1963 - Led by Martin Luther King, Jr., the Birmingham anti-
	segregation campaign begins.  Before it is over, more than 
	2,000 demonstrators, including King, will be arrested. The 
	Birmingham Manifesto, issued by Fred Shuttlesworth of the 
	Alabama Christian Movement for Human Rights the morning of 
	the campaign, summarizes the frustration and hopes of the 
	protesters: "The patience of an oppressed people cannot 
	endure forever.... This is Birmingham's moment of truth in 
	which every citizen can play his part in her larger 
	destiny."

1964 - Malcolm X speaks at a CORE-sponsored meeting on "The Negro 
	Revolt What Comes Next?"  In his speech "The Ballot or 
	Bullet," Malcolm warns of a growing black nationalism that 
	will no longer tolerate patronizing white political action.

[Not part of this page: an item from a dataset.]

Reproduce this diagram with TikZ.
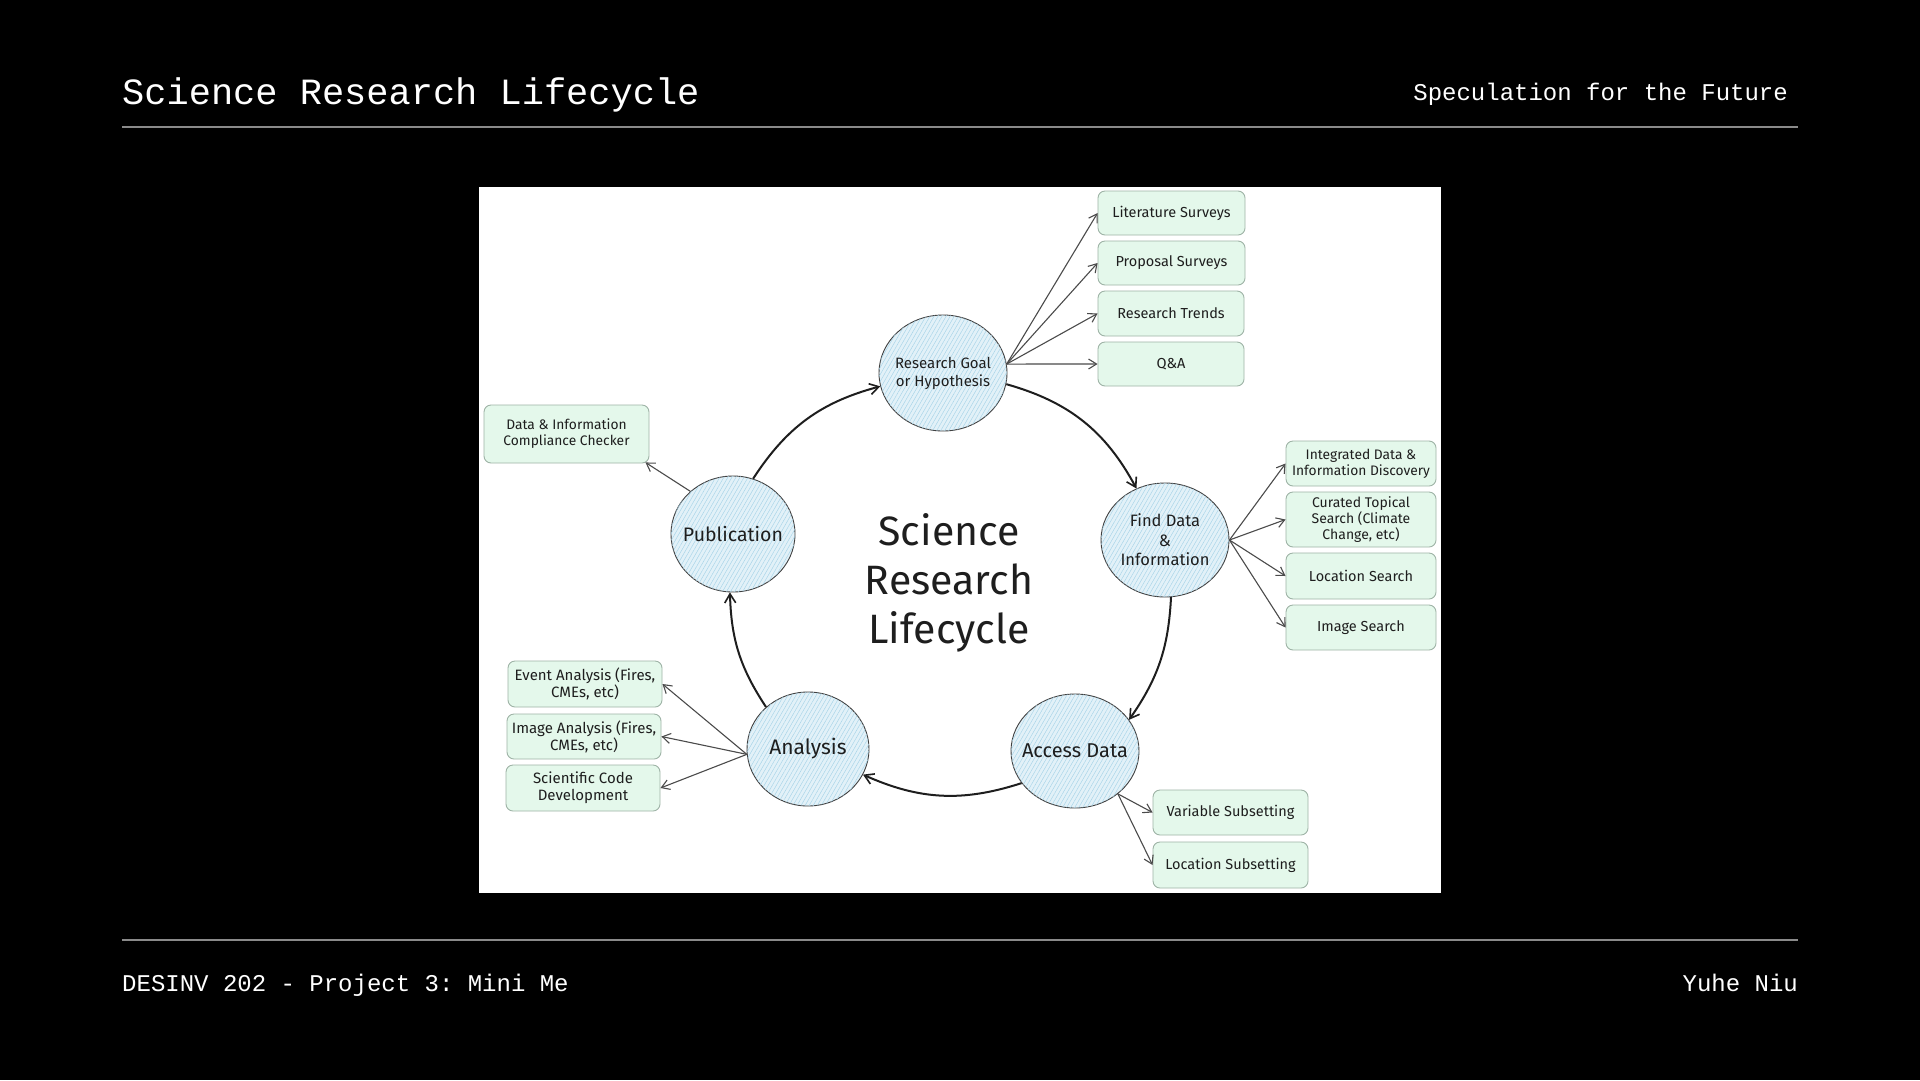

1968 - Less than 24 hours before he is assassinated in Memphis,
	Tennessee, civil rights leader Martin Luther King Jr. 
	delivers his famous "mountaintop" speech to a rally of 
	striking sanitation workers.

1990 - Jazz singer Sarah Vaughan joins the ancestors in suburban 
	Los Angeles, California, at the age of 66. 

1996 - An Air Force jetliner carrying Commerce Secretary Ron Brown 
	and American business executives crashes in Croatia, 
	killing all 35 people aboard.

2007 - Eddie Robinson, the longtime Grambling University coach who 
	transformed a small, Black college into a football power 
	that sent hundreds of players to the NFL, joins the 
	ancestors at the age of 88. The soft-spoken coach spent 57
	years at Grambling State University, where he set a 
	standard for victories with 408 and nearly every season 
	relished seeing his top players drafted by NFL teams.